The possession, dispossession, and repossession of the object and its transit though different experiences are the central components of the exhibit. In an object biography, an object can transform from an object to be disposed of into a personal treasure or a status signifier. For example, a tchotchke dismissed as a tacky adornment could be transformed into a status signifier. There is an aesthetic experience associated with status, imposed through a legacy of material culture and social and political dominances, yet contested by individuals and groups. Colonial and post-colonial manifestations imposed a relative form of representation: knowledge, power and images and products reassure and command the supremacy of one group over others. Foucault explains power/knowledge relationships as a kind of ‘metapower’ or ‘regime of truth’ that pervades society. ‘Truth is a thing of this world: it is produced only by virtue of multiple forms of constraint. And it induces regular effects of power.’
Aesthetic experience has multiple expressions in daily social manifestations. In the process of acquiring an object, the simulacra proposed by that aesthetic is implicit in the very act of purchasing. Objects construct for us a multifaceted domain of relationships articulating different aesthetical dialogues at various moments in the life of the object. Objects experience a relationship through value with the time factor. Less obvious are the processes of value forced not by time, but by the economic process itself.
The economic process precedes an object in the form of the exchange and follows the object as a social mechanism—a memorial, or as a found object.

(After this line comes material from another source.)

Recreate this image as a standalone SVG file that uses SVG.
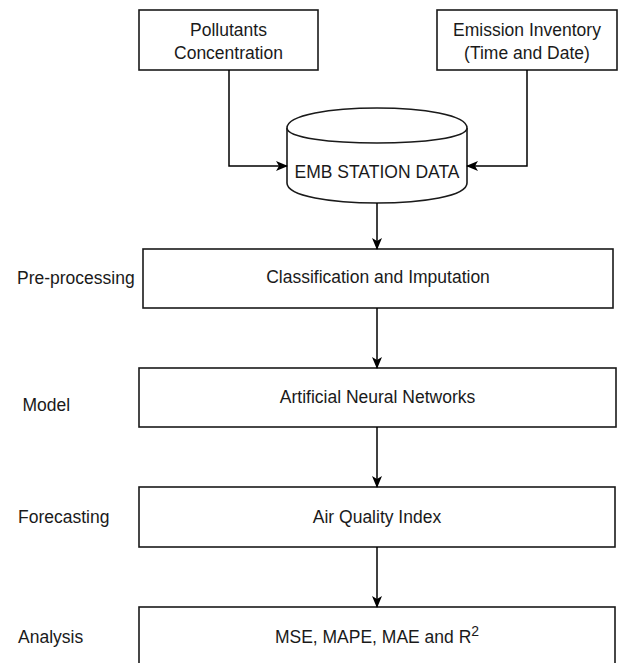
<svg xmlns="http://www.w3.org/2000/svg" width="622" height="663" viewBox="0 0 622 663">
  <style>
    .box { fill: #ffffff; stroke: #1a1a1a; stroke-width: 1.6; }
    .lbl { font-family: "Liberation Sans", Arial, sans-serif; font-size: 17.5px; fill: #1a1a1a; }
    .mid { text-anchor: middle; }
    .edge { fill: none; stroke: #000000; stroke-width: 1.5; }
  </style>
  <defs>
    <marker id="arrow" viewBox="0 0 12 10" refX="11" refY="5" markerWidth="12" markerHeight="10" markerUnits="userSpaceOnUse" orient="auto">
      <path d="M0,0 L12,5 L0,10 L3,5 Z" fill="#000000"/>
    </marker>
  </defs>
  <rect width="622" height="663" fill="#ffffff"/>

  <!-- input sources -->
  <g id="pollutants">
    <rect class="box" x="139" y="10" width="179" height="60"/>
    <text class="lbl mid" x="228.5" y="35.5">Pollutants</text>
    <text class="lbl mid" x="228.5" y="59">Concentration</text>
  </g>
  <g id="emission">
    <rect class="box" x="437" y="10" width="180" height="60"/>
    <text class="lbl mid" x="527" y="35.5">Emission Inventory</text>
    <text class="lbl mid" x="527" y="59">(Time and Date)</text>
  </g>

  <!-- data store -->
  <g id="station-data">
    <path class="box" d="M287,128 C287,101.3 467,101.3 467,128 L467,183 C467,209.7 287,209.7 287,183 Z"/>
    <path class="box" fill="none" d="M287,128 C287,148 467,148 467,128"/>
    <text class="lbl mid" x="377" y="178">EMB STATION DATA</text>
  </g>

  <!-- processing stages -->
  <g id="preprocessing">
    <text class="lbl" x="17" y="284">Pre-processing</text>
    <rect class="box" x="143" y="249" width="470" height="59"/>
    <text class="lbl mid" x="378" y="283">Classification and Imputation</text>
  </g>
  <g id="model">
    <text class="lbl" x="22.5" y="411">Model</text>
    <rect class="box" x="139" y="368" width="477" height="59"/>
    <text class="lbl mid" x="377.5" y="403">Artificial Neural Networks</text>
  </g>
  <g id="forecasting">
    <text class="lbl" x="18" y="523">Forecasting</text>
    <rect class="box" x="139" y="487" width="476" height="60"/>
    <text class="lbl mid" x="377" y="523">Air Quality Index</text>
  </g>
  <g id="analysis">
    <text class="lbl" x="18" y="643">Analysis</text>
    <rect class="box" x="139" y="607" width="476" height="66"/>
    <text class="lbl mid" x="377" y="643">MSE, MAPE, MAE and R<tspan font-size="14" dy="-7">2</tspan></text>
  </g>

  <!-- connectors -->
  <g id="connectors">
    <path class="edge" d="M229,70 L229,166 L287,166" marker-end="url(#arrow)"/>
    <path class="edge" d="M527,70 L527,166 L467,166" marker-end="url(#arrow)"/>
    <path class="edge" d="M377,203 L377,249" marker-end="url(#arrow)"/>
    <path class="edge" d="M377,308 L377,368" marker-end="url(#arrow)"/>
    <path class="edge" d="M377,427 L377,487" marker-end="url(#arrow)"/>
    <path class="edge" d="M377,547 L377,607" marker-end="url(#arrow)"/>
  </g>
</svg>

The economic process is also articulated in the role of the object as post first-hand object –as a potential new exchange. The economic process relates to us in an array of forms. In that context the aesthetic of surplus combines two meanings, the first one is in relation to the amount, quantity, etc., greater than needed, in order to create a new surplus as Marx understood the idea of accumulation and gain.
Memory and the false sense of belonging can be constructed by adopting mimetic symbolism through purchases. One aspect of memory is imagining. We use objects to imagine pasts, presents, and futures that may or may not be grounded in reality. It is the superficial evoking of a time period that is essential here, rather than evoking particular experiences. Objects can also be used to simulate solidarity or belonging to a certain group by acquiring symbols of membership, in place of the actual social relations that connote true belonging. Superficiality obviates essence. Proactivity is reduced to acquisition. Meaning is generated through materiality. The subdued object, the Prêt-à-Porter logo submitted to us, now acts as a mirror. The object/ logo now displays our anxieties—We are the objects.